= What you are asked to do =
Please print exactly the lines below, from the start of the material up to and including the line with "Chart.register(...registerables);", but none of the pictures.

= Provided data =

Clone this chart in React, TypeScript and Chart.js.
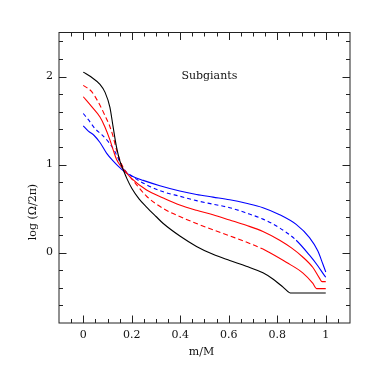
import React, { useEffect, useRef } from "react";
import { Chart, registerables } from "chart.js";

Chart.register(...registerables);

// Mass fraction (x) and log(Omega/2pi) (y) for each model
const blackX = [0, 0.03, 0.069, 0.09, 0.11, 0.123, 0.137, 0.151, 0.165, 0.18, 0.2, 0.23, 0.26, 0.3, 0.33, 0.4, 0.467, 0.535, 0.604, 0.672, 0.741, 0.782, 0.823, 0.85, 0.86, 1.0];
const blackY = [2.05, 2.0, 1.91, 1.82, 1.65, 1.43, 1.2, 1.04, 0.94, 0.84, 0.73, 0.61, 0.52, 0.41, 0.33, 0.185, 0.07, -0.02, -0.09, -0.155, -0.23, -0.3, -0.39, -0.455, -0.46, -0.46];

const redDashX = [0, 0.034, 0.062, 0.089, 0.11, 0.123, 0.137, 0.151, 0.17, 0.19, 0.22, 0.261, 0.33, 0.398, 0.467, 0.535, 0.604, 0.672, 0.741, 0.768, 0.837, 0.905, 0.947, 0.962, 1.0];
const redDashY = [1.9, 1.83, 1.71, 1.56, 1.43, 1.32, 1.17, 1.05, 0.94, 0.87, 0.77, 0.64, 0.5, 0.41, 0.33, 0.26, 0.19, 0.12, 0.04, 0.0, -0.11, -0.23, -0.35, -0.41, -0.41];

const redSolidX = [0, 0.034, 0.069, 0.089, 0.11, 0.123, 0.137, 0.155, 0.17, 0.2, 0.261, 0.33, 0.398, 0.467, 0.535, 0.604, 0.672, 0.741, 0.81, 0.86, 0.905, 0.947, 0.974, 0.985, 1.0];
const redSolidY = [1.77, 1.66, 1.54, 1.43, 1.28, 1.17, 1.06, 0.98, 0.93, 0.84, 0.71, 0.62, 0.54, 0.48, 0.43, 0.37, 0.31, 0.24, 0.14, 0.05, -0.05, -0.17, -0.29, -0.33, -0.33];

const blueDashX = [0, 0.021, 0.048, 0.076, 0.103, 0.13, 0.151, 0.17, 0.2, 0.261, 0.33, 0.398, 0.467, 0.535, 0.604, 0.672, 0.741, 0.81, 0.878, 0.933, 0.967, 0.992, 1.0];
const blueDashY = [1.58, 1.51, 1.41, 1.34, 1.26, 1.15, 1.03, 0.94, 0.87, 0.77, 0.69, 0.64, 0.59, 0.55, 0.51, 0.45, 0.38, 0.28, 0.14, -0.03, -0.15, -0.25, -0.28];

const blueSolidX = [0, 0.021, 0.045, 0.069, 0.096, 0.12, 0.145, 0.17, 0.2, 0.247, 0.316, 0.398, 0.467, 0.535, 0.604, 0.672, 0.741, 0.81, 0.878, 0.933, 0.967, 0.988, 1.0];
const blueSolidY = [1.44, 1.38, 1.33, 1.25, 1.13, 1.05, 0.98, 0.92, 0.87, 0.82, 0.76, 0.7, 0.66, 0.63, 0.6, 0.56, 0.51, 0.43, 0.32, 0.17, 0.02, -0.13, -0.22];

const xTickValues = [0, 0.2, 0.4, 0.6, 0.8, 1];
const xTickLabels = ["0", "0.2", "0.4", "0.6", "0.8", "1"];
const yTickValues = [0, 1, 2];
const yTickLabels = ["0", "1", "2"];

const xTitle = "m/M";
const yTitle = "log (\u03A9/2\u03C0)";
const panelLabel = "Subgiants";

const FONT = '11px "DejaVu Serif"';

function pts(xs: number[], ys: number[]) {
  return xs.map((x, i) => ({ x, y: ys[i] }));
}

export default function App() {
  const ref = useRef<HTMLCanvasElement>(null);

  useEffect(() => {
    if (!ref.current) return;

    const framePlugin = {
      id: "framePlugin",
      afterDatasetsDraw(chart: any) {
        const ctx = chart.ctx;
        const a = chart.chartArea;
        const xs = chart.scales.x;
        const ys = chart.scales.y;
        ctx.save();
        ctx.strokeStyle = "#222";
        ctx.lineWidth = 1;
        ctx.strokeRect(a.left, a.top, a.right - a.left, a.bottom - a.top);

        // x ticks every 0.05, major every 0.2
        ctx.beginPath();
        for (let i = -1; i <= 21; i++) {
          const v = i * 0.05;
          const px = Math.round(xs.getPixelForValue(v)) + 0.5;
          if (px <= a.left + 1 || px >= a.right - 1) continue;
          const major = i % 4 === 0 && i >= 0 && i <= 20;
          const len = major ? 7.5 : 4;
          ctx.moveTo(px, a.bottom);
          ctx.lineTo(px, a.bottom - len);
          ctx.moveTo(px, a.top);
          ctx.lineTo(px, a.top + len);
        }
        // y ticks every 0.2, major every 1
        for (let i = -4; i <= 12; i++) {
          const v = i * 0.2;
          const py = Math.round(ys.getPixelForValue(v)) + 0.5;
          if (py <= a.top + 1 || py >= a.bottom - 1) continue;
          const major = i % 5 === 0;
          const len = major ? 7.5 : 4;
          ctx.moveTo(a.left, py);
          ctx.lineTo(a.left + len, py);
          ctx.moveTo(a.right, py);
          ctx.lineTo(a.right - len, py);
        }
        ctx.stroke();

        ctx.fillStyle = "#111";
        ctx.font = FONT;
        ctx.textAlign = "center";
        ctx.textBaseline = "middle";
        xTickValues.forEach((v, i) => {
          ctx.fillText(xTickLabels[i], xs.getPixelForValue(v), a.bottom + 12);
        });
        ctx.textAlign = "right";
        yTickValues.forEach((v, i) => {
          ctx.fillText(yTickLabels[i], a.left - 6, ys.getPixelForValue(v));
        });

        ctx.textAlign = "center";
        ctx.fillText(xTitle, (a.left + a.right) / 2 - 3, a.bottom + 29);
        ctx.fillText(panelLabel, xs.getPixelForValue(0.52), ys.getPixelForValue(2.0));

        ctx.save();
        ctx.translate(a.left - 26, 212);
        ctx.rotate(-Math.PI / 2);
        ctx.fillText(yTitle, 0, 0);
        ctx.restore();

        ctx.restore();
      },
    };

    const lineBase = {
      pointRadius: 0,
      borderWidth: 1.1,
      fill: false,
      cubicInterpolationMode: "monotone" as const,
    };

    const chart = new Chart(ref.current, {
      type: "line",
      data: {
        datasets: [
          { ...lineBase, label: "black", data: pts(blackX, blackY), borderColor: "#000" },
          {
            ...lineBase,
            label: "red dashed",
            data: pts(redDashX, redDashY),
            borderColor: "rgb(255,0,0)",
            segment: { borderDash: (c: any) => (c.p0.parsed.x < 0.72 ? [5, 3] : []) },
          },
          { ...lineBase, label: "red", data: pts(redSolidX, redSolidY), borderColor: "rgb(255,0,0)" },
          {
            ...lineBase,
            label: "blue dashed",
            data: pts(blueDashX, blueDashY),
            borderColor: "rgb(0,0,255)",
            segment: { borderDash: (c: any) => (c.p0.parsed.x < 0.84 ? [4, 3] : []) },
          },
          { ...lineBase, label: "blue", data: pts(blueSolidX, blueSolidY), borderColor: "rgb(0,0,255)" },
        ],
      },
      options: {
        animation: false,
        responsive: false,
        layout: { padding: { left: 59, top: 32.5, right: 32, bottom: 59 } },
        plugins: { legend: { display: false }, tooltip: { enabled: false } },
        scales: {
          x: { type: "linear", min: -0.1, max: 1.1, display: false },
          y: { type: "linear", min: -0.8, max: 2.5, display: false },
        },
      },
      plugins: [framePlugin],
    });

    return () => chart.destroy();
  }, []);

  return (
    <canvas
      ref={ref}
      width={382}
      height={382}
      style={{ position: "fixed", left: 0, top: 0, width: 382, height: 382, background: "#fff" }}
    />
  );
}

= Task output =
Clone this chart in React, TypeScript and Chart.js.
import React, { useEffect, useRef } from "react";
import { Chart, registerables } from "chart.js";

Chart.register(...registerables);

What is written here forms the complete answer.